Thesis: Judgements and conclusions regarding the validity of Lévi-Strauss’ ideas

Both texts offer plenty of examples of oppositional relationships which are adding to the ‘performance’ of each text. It is very likely that reference will be made to some of these:

Paragraphs:  perceptive and fully supported with detailed reference to specific aspects of the marketing and advertising CSPs.

Score: The man provides a focus for a number of oppositions: male-female, masculine-feminine, clothed-unclothed, dominant-dependent, top-bottom.

Sephora : The content is founded on Black-White, freedom-constraint, dominance-dependency, straight-kinked, natural-artificial, superficial-profound, individual-collective, untouched-cosmetic, exotic-mundane, professional-home-made, individual-collective.

Conclusion: Address how far these contemporary myths  represented in the two products are Constituted  by these binaries.
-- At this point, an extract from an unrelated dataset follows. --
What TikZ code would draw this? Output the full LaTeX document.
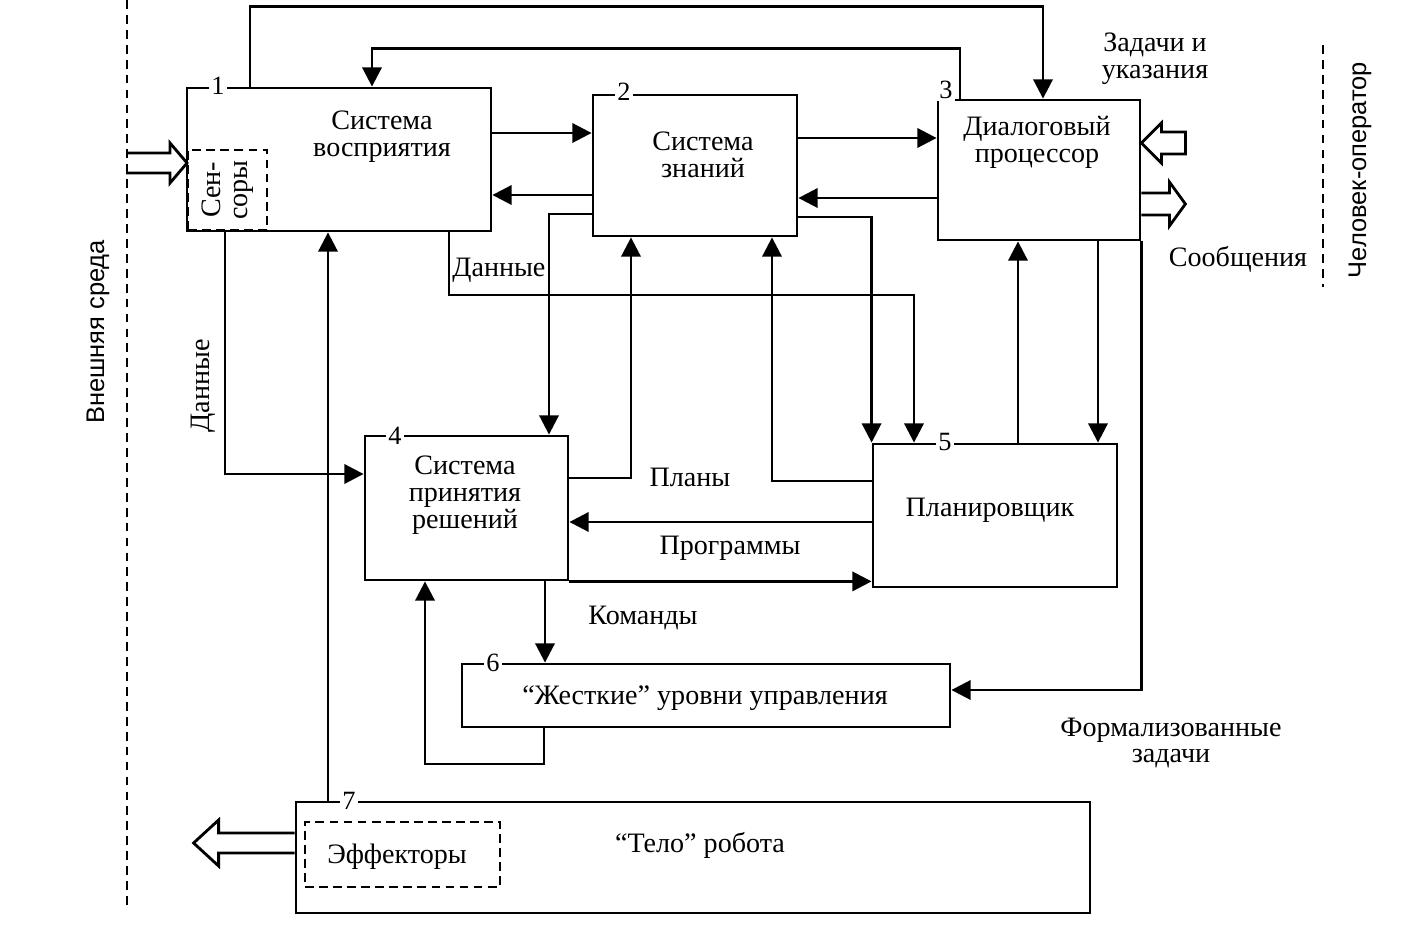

Structuralism as a theoretical approach

  • Structuralists suggests that culture can be ‘read’ like a language this is about encoding and decoding, the very process of signification and ultimately the ‘practice’ of ideology
  • Progress up the mark scheme is NOT achieved by spotting more clashing pairs but by exploring the degree to which they define the texture of the product as it becomes text (‘text’ comes from a word meaning something woven)
  • This is about meaning-making and offers a clear range of levels of response from simple lists to sophisticated explorations of culture itself.

4) Based on the whole of your Paper 1 learner response, plan FIVE topics / concepts / CSPs / theories that you will prioritise in your summer exam Media revision timetable.

Levi Strauss , terminology ( textual poaching), Curran and Seaton.